EXERCISE BRIEF: Give every line again exactly as it appears, please, but not the pictures.

DATASET EXCERPT:
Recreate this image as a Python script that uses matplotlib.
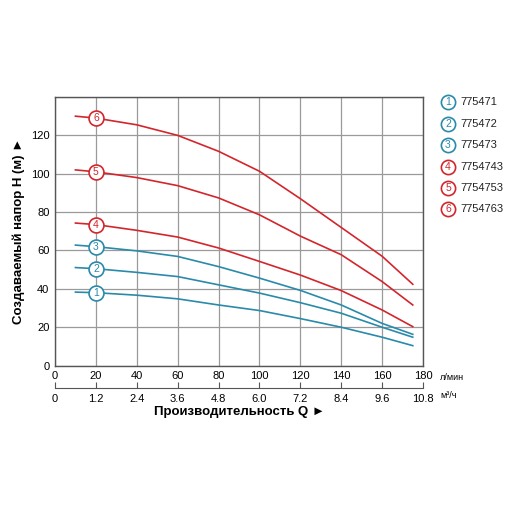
import numpy as np
import matplotlib
matplotlib.use("Agg")
import matplotlib.pyplot as plt

plt.rcParams['font.family'] = ['Liberation Sans', 'DejaVu Sans']

# flow (l/min) where the curves were read
q = [10, 20, 40, 60, 80, 100, 120, 140, 160, 175]
# head H (m) for each pump
h1 = [38.3, 38, 36.7, 34.8, 31.6, 28.7, 24.5, 20, 14.8, 10.4]
h2 = [51.1, 50.5, 48.6, 46.4, 42.1, 37.8, 32.8, 27.3, 20, 14.8]
h3 = [62.8, 62, 59.8, 56.9, 51.6, 45.6, 39.2, 31.6, 22, 16.3]
h4 = [74.3, 73.5, 70.5, 67, 61.3, 54.3, 47.2, 39.1, 29, 20.3]
h5 = [102, 101, 98, 93.8, 87.4, 78.6, 67.5, 57.8, 43.8, 31.6]
h6 = [130, 129, 125.5, 120, 111.7, 101.3, 87, 72, 57, 42.4]
curves = [h1, h2, h3, h4, h5, h6]
models = ['775471', '775472', '775473', '7754743', '7754753', '7754763']
marker_q = 20

x_ticks = [0, 20, 40, 60, 80, 100, 120, 140, 160, 180]
y_ticks = [0, 20, 40, 60, 80, 100, 120]
m3_ticks = [0, 1.2, 2.4, 3.6, 4.8, 6.0, 7.2, 8.4, 9.6, 10.8]

blue = '#2a8aaa'
red = '#d3262c'
colors = [blue, blue, blue, red, red, red]

fig = plt.figure(figsize=(5.12, 5.12), dpi=100)
ax = fig.add_axes([55/512, 1 - 365.6/512, 368/512, (365.6 - 97)/512])

for i, h in enumerate(curves):
    ax.plot(q, h, color=colors[i], lw=1.2, zorder=3)
    ym = h[q.index(marker_q)]
    ax.scatter([marker_q], [ym], s=115, facecolor='white', edgecolor=colors[i],
               linewidth=1.2, zorder=4)
    ax.text(marker_q, ym, str(i + 1), color=colors[i], fontsize=7.5,
            ha='center', va='center', zorder=5)

ax.set_xlim(0, 180)
ax.set_ylim(0, 140)
ax.set_xticks(x_ticks)
ax.set_yticks(y_ticks + [140], labels=[str(v) for v in y_ticks] + [''])
ax.grid(True, color='#9a9a9a', lw=0.9)
ax.set_axisbelow(True)
ax.tick_params(length=0, labelsize=8, pad=4)
for s in ax.spines.values():
    s.set_color('#555555')
    s.set_linewidth(1.0)
ax.set_ylabel('Создаваемый напор H (м) ►', fontsize=9.5, fontweight='bold',
              labelpad=4)
fig.text(440/512, 1 - 378/512, 'л/мин', fontsize=6.5, va='center')

# second flow scale in m3/h
ax2 = fig.add_axes([55/512, 1 - 388/512, 368/512, 0.0001])
ax2.set_xlim(0, 10.8)
ax2.set_xticks(m3_ticks, labels=[f'{v:.1f}' if v else '0' for v in m3_ticks])
ax2.set_yticks([])
for s in ['top', 'left', 'right']:
    ax2.spines[s].set_visible(False)
ax2.spines['bottom'].set_color('#555555')
ax2.tick_params(axis='x', direction='in', length=4, labelsize=8, pad=4,
                color='#555555')
ax2.set_xlabel('Производительность Q ►', fontsize=9.5, fontweight='bold',
               labelpad=2)
fig.text(440/512, 1 - 395/512, 'м³/ч', fontsize=6.5, va='center')

# legend on the right
lax = fig.add_axes([0, 0, 1, 1], facecolor='none')
lax.set_xlim(0, 512)
lax.set_ylim(512, 0)
lax.axis('off')
for i, name in enumerate(models):
    yy = 102.3 + i * 21.4
    lax.scatter([448], [yy], s=105, facecolor='white', edgecolor=colors[i],
                linewidth=1.2)
    lax.text(448, yy, str(i + 1), color=colors[i], fontsize=7.5,
             ha='center', va='center')
    lax.text(460, yy, name, fontsize=8, va='center', color='#222222')

fig.savefig('out.png', dpi=100)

TASK OUTPUT:
Recreate this image as a Python script that uses matplotlib.
import numpy as np
import matplotlib
matplotlib.use("Agg")
import matplotlib.pyplot as plt

plt.rcParams['font.family'] = ['Liberation Sans', 'DejaVu Sans']

# flow (l/min) where the curves were read
q = [10, 20, 40, 60, 80, 100, 120, 140, 160, 175]
# head H (m) for each pump
h1 = [38.3, 38, 36.7, 34.8, 31.6, 28.7, 24.5, 20, 14.8, 10.4]
h2 = [51.1, 50.5, 48.6, 46.4, 42.1, 37.8, 32.8, 27.3, 20, 14.8]
h3 = [62.8, 62, 59.8, 56.9, 51.6, 45.6, 39.2, 31.6, 22, 16.3]
h4 = [74.3, 73.5, 70.5, 67, 61.3, 54.3, 47.2, 39.1, 29, 20.3]
h5 = [102, 101, 98, 93.8, 87.4, 78.6, 67.5, 57.8, 43.8, 31.6]
h6 = [130, 129, 125.5, 120, 111.7, 101.3, 87, 72, 57, 42.4]
curves = [h1, h2, h3, h4, h5, h6]
models = ['775471', '775472', '775473', '7754743', '7754753', '7754763']
marker_q = 20

x_ticks = [0, 20, 40, 60, 80, 100, 120, 140, 160, 180]
y_ticks = [0, 20, 40, 60, 80, 100, 120]
m3_ticks = [0, 1.2, 2.4, 3.6, 4.8, 6.0, 7.2, 8.4, 9.6, 10.8]

blue = '#2a8aaa'
red = '#d3262c'
colors = [blue, blue, blue, red, red, red]

fig = plt.figure(figsize=(5.12, 5.12), dpi=100)
ax = fig.add_axes([55/512, 1 - 365.6/512, 368/512, (365.6 - 97)/512])

for i, h in enumerate(curves):
    ax.plot(q, h, color=colors[i], lw=1.2, zorder=3)
    ym = h[q.index(marker_q)]
    ax.scatter([marker_q], [ym], s=115, facecolor='white', edgecolor=colors[i],
               linewidth=1.2, zorder=4)
    ax.text(marker_q, ym, str(i + 1), color=colors[i], fontsize=7.5,
            ha='center', va='center', zorder=5)

ax.set_xlim(0, 180)
ax.set_ylim(0, 140)
ax.set_xticks(x_ticks)
ax.set_yticks(y_ticks + [140], labels=[str(v) for v in y_ticks] + [''])
ax.grid(True, color='#9a9a9a', lw=0.9)
ax.set_axisbelow(True)
ax.tick_params(length=0, labelsize=8, pad=4)
for s in ax.spines.values():
    s.set_color('#555555')
    s.set_linewidth(1.0)
ax.set_ylabel('Создаваемый напор H (м) ►', fontsize=9.5, fontweight='bold',
              labelpad=4)
fig.text(440/512, 1 - 378/512, 'л/мин', fontsize=6.5, va='center')

# second flow scale in m3/h
ax2 = fig.add_axes([55/512, 1 - 388/512, 368/512, 0.0001])
ax2.set_xlim(0, 10.8)
ax2.set_xticks(m3_ticks, labels=[f'{v:.1f}' if v else '0' for v in m3_ticks])
ax2.set_yticks([])
for s in ['top', 'left', 'right']:
    ax2.spines[s].set_visible(False)
ax2.spines['bottom'].set_color('#555555')
ax2.tick_params(axis='x', direction='in', length=4, labelsize=8, pad=4,
                color='#555555')
ax2.set_xlabel('Производительность Q ►', fontsize=9.5, fontweight='bold',
               labelpad=2)
fig.text(440/512, 1 - 395/512, 'м³/ч', fontsize=6.5, va='center')

# legend on the right
lax = fig.add_axes([0, 0, 1, 1], facecolor='none')
lax.set_xlim(0, 512)
lax.set_ylim(512, 0)
lax.axis('off')
for i, name in enumerate(models):
    yy = 102.3 + i * 21.4
    lax.scatter([448], [yy], s=105, facecolor='white', edgecolor=colors[i],
                linewidth=1.2)
    lax.text(448, yy, str(i + 1), color=colors[i], fontsize=7.5,
             ha='center', va='center')
    lax.text(460, yy, name, fontsize=8, va='center', color='#222222')

fig.savefig('out.png', dpi=100)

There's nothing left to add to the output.